The CSM-HR project has three research activities:
-
Analysis of the data previously collected
on fifteen fabs by the main study;
-
Development, collection, and analysis
of a supplemental mail-out HR questionnaire to participating
fabs about their employment (i.e., human resources) and training
systems;
-
Analysis of key questions, or focus
studies, on how the HR systems function. These case studies
augment the more general analysis covering all the fabs.
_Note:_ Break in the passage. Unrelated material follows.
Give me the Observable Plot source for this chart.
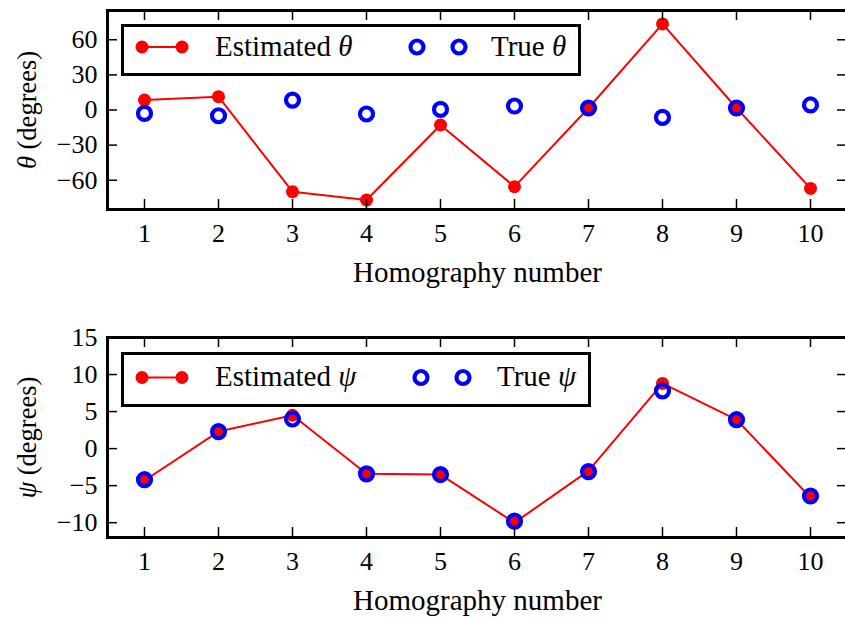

This second interim report is divided
into two parts. The first part presents the preliminary results
from the HR questionnaire. This section begins with an overview
of workplace practices (Chapter 1) before presenting the findings
from the fifteen fabs that returned the HR questionnaire (Chapters
2 through 7). The second part presents the focus studies, including
preliminary results from on-going focus studies on the transferability
of practices (Chapter 8), on the evolution of skills and careers
at one major U.S. company (Chapter 9), on inter-firm knowledge sharing
(Chapter 10), and on managing creativity and control in innovation
(Chapter 11), as well as completed focus studies on human capital
investment in learning-by-doing (Chapter 12), on team organization
and process (Chapter 13), and on a statistical analysis of the initial
interview data and a comparison of these data with a subset of responses
to the HR questionnaire (Chapter 14).
The CSM-HR group is led by Prof. Clair Brown and includes Prof.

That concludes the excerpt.